I have two great solutions for you! One is a broad change to get better responses from the AI — it’s a form of prompt engineering which better-structures your context to prevent context-rot.
General
You could write a brand new prompt with clear information every single time you chat with an AI, but if you have any respect for your own time, you don’t actually want to spend your time writing a prompt, discarding an incorrect result, spinning up a new terminal, and writing a tweaked prompt. Or, you could structure your work better.
There’s a paper from Chroma that digs into how to do this a little. They tested a bunch of models on simple needle-in-a-haystack tests to see where the AI starts to struggle pulling information from its context window. What they found is that the front/top of the context window is the easiest to find information.
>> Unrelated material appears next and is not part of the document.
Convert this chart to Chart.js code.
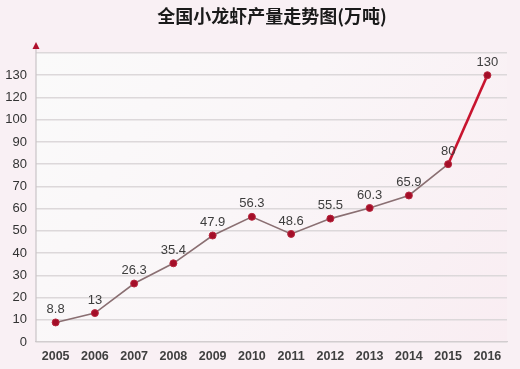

So, structuring your prompt means two easy take-aways:
- Lead with the task you need accomplished before giving additional information and/or telling the agent to make MCP tool calls to fetch information.
- Start your chat with intention — create a plan of tasks to accomplish at the start of your context window, so later when searching for context on how to fix your latest problem, it can reference that plan.
Subagent Reviewers
You could spin up a fresh context window to chat with and give your new fancy issue-first prompt a whirl, but then you have to spend time thinking about the right context to feed your fresh agent so it can actually perform the task. But you just spent all that time with your current agent solving the task and all the context is right there! So I’ve created a reusable prompt template which spins up subagents in parallel with a unique job for the review. They’re given their context windows in the “right order” with the task being a review and their purpose, and then the context from your agent you’ve been chatting with. Once this is done, we get a convenient check-list of comments with actionable feedback to complete and get the best review possible.